A range of different types of ‘faults’ in the SCN2A gene can cause SCN2A-related disorders. These include:

  • Missense variants which are a change in one DNA base pair that results in the substitution of one amino acid for another in the protein made by a gene.
  • Nonsense variants in which there is an altered DNA sequence which prematurely signals the cell to stop building a protein. This type of mutation results in a shortened protein that may function improperly or not at all.
  • Frameshift variants which are the addition or loss of DNA bases which changes a gene’s ‘reading frame’. A reading frame consists of groups of 3 chemical ‘bases’ that each code for one amino acid. A frameshift mutation shifts the grouping of these bases and changes the code for amino acids resulting in a typically non-functional protein.

The specific genetic variant in an affected individual will be documented in the genetic test report.

The SCN2A gene codes for the Nav1.2 channel, which is an important sodium channel in the brain that regulates the excitability of brain cells. Pathogenic variants in the SCN2A gene alter the function of the Nav1.2 channel. The channel may be overactive or underactive.

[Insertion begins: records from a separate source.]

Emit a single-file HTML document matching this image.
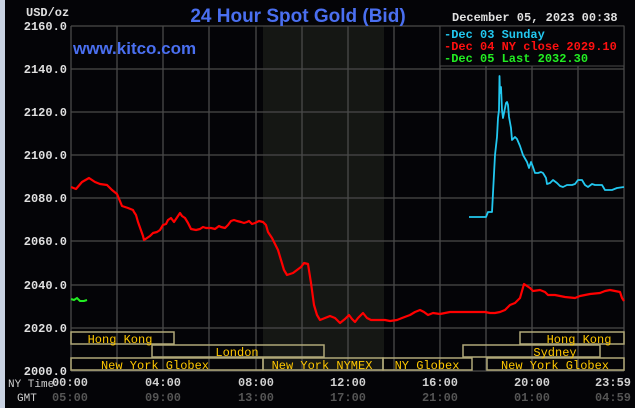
<!DOCTYPE html><html><head><style>body{margin:0;background:#030306}svg{display:block}</style></head><body>
<svg width="635" height="408" xmlns="http://www.w3.org/2000/svg" font-family="Liberation Mono, monospace">
<rect width="635" height="408" fill="#040407"/>
<rect x="0" y="0" width="5" height="408" fill="#c9d2e2"/>
<rect x="263" y="26" width="121" height="345" fill="#151714"/>
<g stroke="#4a4a4a" stroke-width="1.3">
<path d="M71 26V371M117 26V371M163 26V371M209 26V371M256 26V371M302 26V371M348 26V371M394 26V371M440 26V371M486 26V371M532 26V371M578 26V371M624 26V371"/>
<path d="M71 26H624M71 69H624M71 112H624M71 155H624M71 198H624M71 241H624M71 285H624M71 328H624M71 371H624"/>
</g>
<g fill="#e0e0e0" font-size="12" font-weight="bold" text-anchor="end">
<text x="67" y="30">2160.0</text><text x="67" y="73">2140.0</text><text x="67" y="116">2120.0</text><text x="67" y="159">2100.0</text><text x="67" y="202">2080.0</text><text x="67" y="245">2060.0</text><text x="67" y="289">2040.0</text><text x="67" y="332">2020.0</text><text x="67" y="375">2000.0</text>
</g>
<text x="26" y="16" fill="#e0e0e0" font-size="12" font-weight="bold">USD/oz</text>
<text x="298" y="22" fill="#4a6ff0" font-size="19" font-family="Liberation Sans, sans-serif" font-weight="bold" text-anchor="middle">24 Hour Spot Gold (Bid)</text>
<text x="73" y="54" fill="#4a6ff0" font-size="17" font-family="Liberation Sans, sans-serif" font-weight="bold">www.kitco.com</text>
<text x="452" y="21" fill="#e0e0e0" font-size="12" font-weight="bold">December 05, 2023 00:38</text>
<rect x="440" y="26" width="184" height="40" fill="#040407" stroke="#4a4a4a"/>
<g font-size="12" font-weight="bold">
<text x="444" y="38" fill="#22c8f0">-Dec 03 Sunday</text>
<text x="444" y="50" fill="#ff1010">-Dec 04 NY close 2029.10</text>
<text x="444" y="62" fill="#22ee22">-Dec 05 Last 2032.30</text>
</g>
<g fill="none" stroke="#b0a878" stroke-width="1.5">
<rect x="71" y="332" width="103" height="12"/><rect x="520" y="332" width="104" height="12"/>
<rect x="152" y="345" width="172" height="12"/><rect x="463" y="345" width="137" height="12"/>
<rect x="71" y="358" width="192" height="12"/><rect x="263" y="358" width="120" height="12"/><rect x="383" y="358" width="89" height="12"/><rect x="487" y="358" width="137" height="12"/>
</g>
<g fill="#ffc800" font-size="12" text-anchor="middle">
<text x="120" y="343">Hong Kong</text><text x="579" y="343">Hong Kong</text>
<text x="237" y="356">London</text><text x="555" y="356">Sydney</text>
<text x="155" y="369">New York Globex</text><text x="322" y="369">New York NYMEX</text><text x="427" y="369">NY Globex</text><text x="555" y="369">New York Globex</text>
</g>
<g font-size="12" font-weight="bold" text-anchor="middle">
<text x="70" y="386" fill="#d0d0d0">00:00</text><text x="163" y="386" fill="#d0d0d0">04:00</text><text x="256" y="386" fill="#d0d0d0">08:00</text><text x="348" y="386" fill="#d0d0d0">12:00</text><text x="440" y="386" fill="#d0d0d0">16:00</text><text x="532" y="386" fill="#d0d0d0">20:00</text><text x="613" y="386" fill="#d0d0d0">23:59</text>
<text x="70" y="401" fill="#555">05:00</text><text x="163" y="401" fill="#555">09:00</text><text x="256" y="401" fill="#555">13:00</text><text x="348" y="401" fill="#555">17:00</text><text x="440" y="401" fill="#555">21:00</text><text x="532" y="401" fill="#555">01:00</text><text x="613" y="401" fill="#555">04:59</text>
</g>
<text x="8" y="387" fill="#d0d0d0" font-size="11">NY Time</text>
<text x="17" y="401" fill="#d0d0d0" font-size="11">GMT</text>
<polyline fill="none" stroke="#ff0000" stroke-width="2.2" stroke-linejoin="round" points="71,187 76,189 82,182 89,178 95,182 100,184 107,185 112,190 117,194 122,206 125,207 128,208 133,210 134,212 136,215 138,222 143,236 144,240 147,238 150,236 153,233 157,232 160,230 163,225 166,224 168,220 171,218 174,222 178,216 180,213 182,216 185,218 188,223 191,229 196,230 200,229 203,227 206,228 211,228 215,229 219,226 221,227 225,228 228,225 231,221 234,220 237,221 241,222 244,223 247,222 249,221 252,224 255,223 259,221 263,222 266,225 268,232 272,238 278,250 281,260 284,270 287,275 290,274 293,273 297,270 301,267 304,263 308,264 311,283 314,305 317,315 320,320 325,318 330,316 335,318 340,323 345,319 349,315 352,319 355,322 358,318 363,313 367,318 371,320 380,320 385,320 390,321 397,320 402,318 410,315 415,312 420,310 424,312 428,315 433,313 440,314 450,312 460,312 470,312 485,312 490,313 495,313 500,312 505,310 510,305 515,303 520,298 524,284 530,288 533,291 540,290 545,292 548,295 555,295 565,297 575,298 580,296 590,294 600,293 605,291 610,290 615,291 620,292 622,298 624,301"/>
<polyline fill="none" stroke="#22c8f0" stroke-width="1.8" stroke-linejoin="round" points="469,217 486,217 488,212 492,212 493,193 495,155 497,137 498,118 499,110 499.5,76 500,93 501,87 502,110 503,118 504,113 506,103 507,102 508,105 509,117 511,128 512,140 515,137 517,139 520,146 523,155 527,162 529,168 531,162 533,167 535,173 538,173 541,172 543,173 546,178 547,184 550,183 553,180 557,183 560,186 563,187 567,185 572,185 575,184 578,180 582,180 585,185 588,187 592,184 595,185 602,185 605,190 612,190 617,188 624,187"/>
<polyline fill="none" stroke="#22ee22" stroke-width="2" points="71,299 74,300 77,298 80,301 84,301 87,300"/>
</svg>
</body></html>
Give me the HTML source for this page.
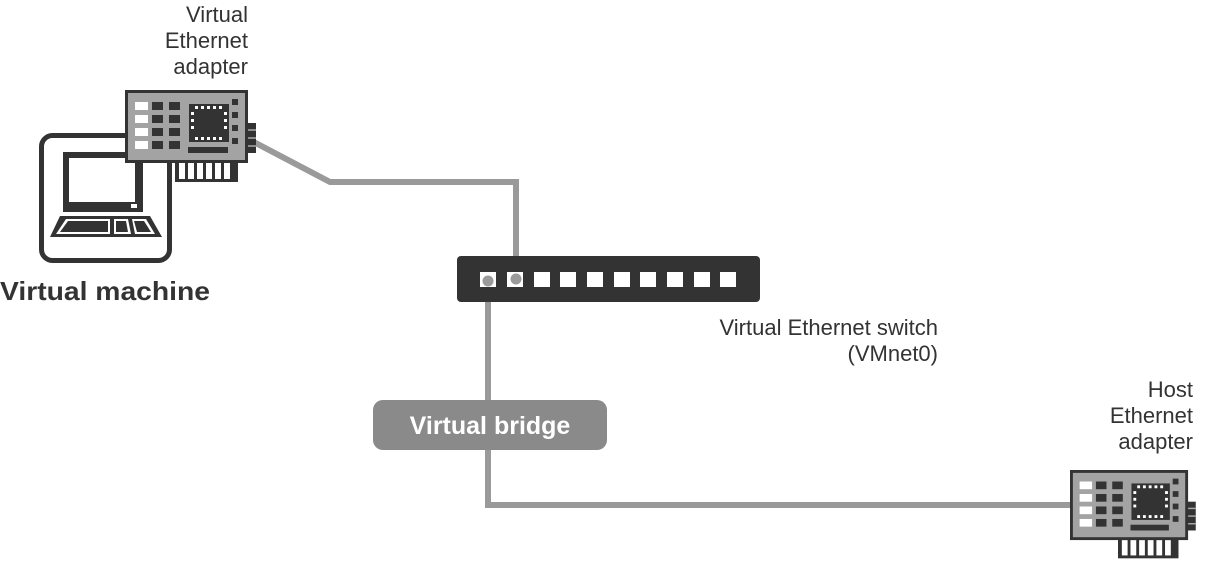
<!DOCTYPE html>
<html><head><meta charset="utf-8"><style>body{margin:0;background:#fff}svg{display:block}</style></head><body>
<svg width="1207" height="575" viewBox="0 0 1207 575" xmlns="http://www.w3.org/2000/svg" font-family="Liberation Sans, sans-serif">
<defs>
<g id="card">
<rect x="50" y="70" width="63" height="22" fill="#333"/>
<g fill="#fff"><rect x="54" y="73" width="6" height="16"/><rect x="63" y="73" width="6" height="16"/><rect x="72" y="73" width="6" height="16"/><rect x="81" y="73" width="6" height="16"/><rect x="90" y="73" width="6" height="16"/><rect x="99" y="73" width="6" height="16"/></g>
<rect x="121" y="33" width="10" height="30" fill="#333"/>
<g stroke="#aaa" stroke-width="1.5"><line x1="123" y1="40" x2="131" y2="40"/><line x1="123" y1="48" x2="131" y2="48"/><line x1="123" y1="56" x2="131" y2="56"/></g>
<rect x="1.5" y="1.5" width="120" height="70" fill="#a3a3a3" stroke="#333" stroke-width="3"/>
<g fill="#fff"><rect x="10" y="12" width="13" height="8"/><rect x="10" y="25" width="13" height="8"/><rect x="10" y="38" width="13" height="8"/><rect x="10" y="51" width="13" height="8"/></g>
<g fill="#333"><rect x="27" y="12" width="11" height="8"/><rect x="27" y="25" width="11" height="8"/><rect x="27" y="38" width="11" height="8"/><rect x="27" y="51" width="11" height="8"/>
<rect x="44" y="12" width="11" height="8"/><rect x="44" y="25" width="11" height="8"/><rect x="44" y="38" width="11" height="8"/><rect x="44" y="51" width="11" height="8"/>
<rect x="64" y="14" width="40" height="38"/><rect x="63" y="57" width="40" height="6"/>
<rect x="107" y="9" width="6" height="6"/><rect x="107" y="22" width="6" height="6"/><rect x="107" y="35" width="6" height="6"/><rect x="107" y="48" width="6" height="6"/></g>
<g fill="#fff"><rect x="70" y="16" width="3" height="3"/><rect x="76" y="16" width="3" height="3"/><rect x="82" y="16" width="3" height="3"/><rect x="88" y="16" width="3" height="3"/><rect x="94" y="16" width="3" height="3"/>
<rect x="70" y="47" width="3" height="3"/><rect x="76" y="47" width="3" height="3"/><rect x="82" y="47" width="3" height="3"/><rect x="88" y="47" width="3" height="3"/><rect x="94" y="47" width="3" height="3"/>
<rect x="66" y="22" width="3" height="3"/><rect x="66" y="29" width="3" height="3"/><rect x="66" y="36" width="3" height="3"/><rect x="99" y="22" width="3" height="3"/><rect x="99" y="29" width="3" height="3"/><rect x="99" y="36" width="3" height="3"/></g>
</g>
</defs>
<g fill="none" stroke="#9a9a9a" stroke-width="6" stroke-linejoin="miter">
<polyline points="250,140 330,182 516,182 516,280"/>
<polyline points="488,281 488,505 1072,505"/>
</g>
<rect x="41.5" y="135.5" width="128" height="125" rx="11" fill="#fff" stroke="#333" stroke-width="5"/>
<rect x="63" y="152" width="80" height="60" fill="#333"/>
<rect x="69" y="158" width="66" height="44" fill="#fff"/>
<rect x="131" y="204" width="6" height="4" fill="#fff"/>
<polygon points="60,216 150,216 162,237 50,237" fill="#333"/>
<polygon points="66,219 110,219 110,234 56,234" fill="#fff"/>
<polygon points="68,221 108,221 108,232 60,232" fill="#333"/>
<polygon points="114,219 128,219 131,234 114,234" fill="#fff"/>
<polygon points="116,221 126,221 128,232 116,232" fill="#333"/>
<polygon points="132,219 146,219 155,234 135,234" fill="#fff"/>
<polygon points="134,221 144,221 151,232 137,232" fill="#333"/>
<use href="#card" x="125" y="90"/>
<use href="#card" transform="translate(1070,470) scale(0.96)"/>
<rect x="457" y="256" width="303" height="46" rx="4" fill="#333"/>
<g fill="#fff">
<rect x="480" y="272" width="16" height="15"/><rect x="507" y="272" width="16" height="15"/><rect x="534" y="272" width="16" height="15"/><rect x="560" y="272" width="16" height="15"/><rect x="587" y="272" width="16" height="15"/><rect x="614" y="272" width="16" height="15"/><rect x="640" y="272" width="16" height="15"/><rect x="667" y="272" width="16" height="15"/><rect x="694" y="272" width="16" height="15"/><rect x="720" y="272" width="16" height="15"/>
</g>
<circle cx="488" cy="281" r="5.5" fill="#9a9a9a"/><circle cx="516" cy="279" r="5.5" fill="#9a9a9a"/>
<rect x="373" y="400" width="234" height="50" rx="10" fill="#8a8a8a"/>
<text x="490" y="434" text-anchor="middle" font-size="25" font-weight="bold" fill="#fff">Virtual bridge</text>
<g font-size="22" fill="#333" text-anchor="end">
<text x="248" y="22">Virtual</text><text x="248" y="48">Ethernet</text><text x="248" y="74">adapter</text>
<text x="938" y="335">Virtual Ethernet switch</text><text x="938" y="361">(VMnet0)</text>
<text x="1193" y="397">Host</text><text x="1193" y="423">Ethernet</text><text x="1193" y="449">adapter</text>
</g>
<text x="0" y="300" font-size="26" font-weight="bold" fill="#333" textLength="210" lengthAdjust="spacingAndGlyphs">Virtual machine</text>
</svg>
</body></html>
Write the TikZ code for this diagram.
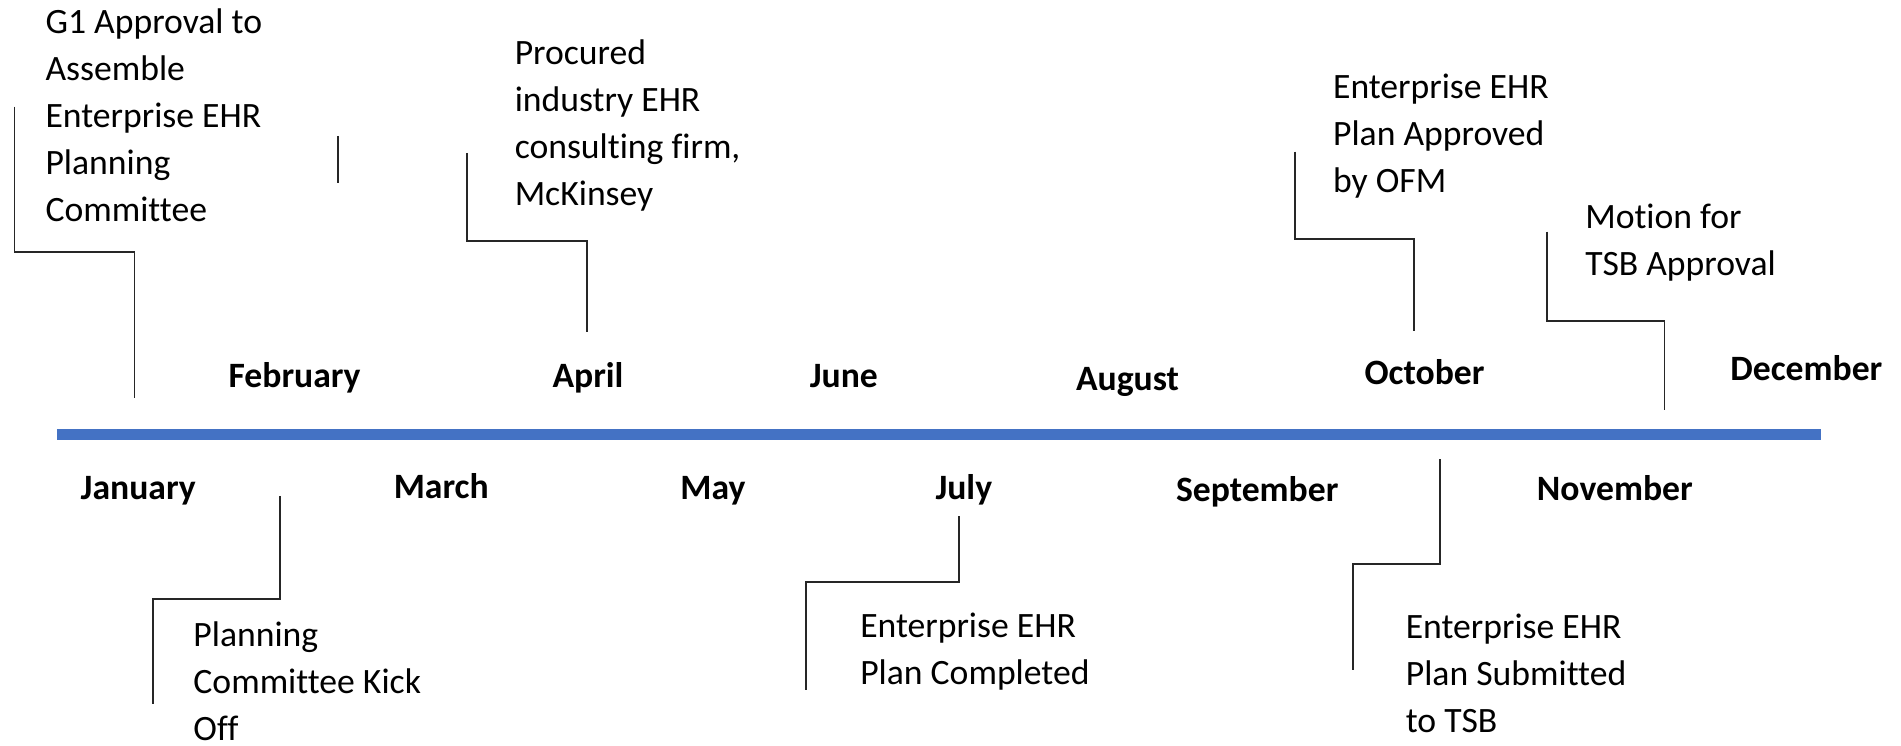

This can cause brain cells to fire more or less frequently than they should, which can result in epileptic seizures and/or differences in how a child learns and develops.

An extensive discussion of the spectrum of genetic changes and the impact on the function of the Nav1.2 channel in SCN2A-related disorders can be found in the Professionals – Molecular characteristics section.

It is recommended that an appointment with a clinical genetics service will be made to discuss the genetic test result and provide genetic counselling to the family.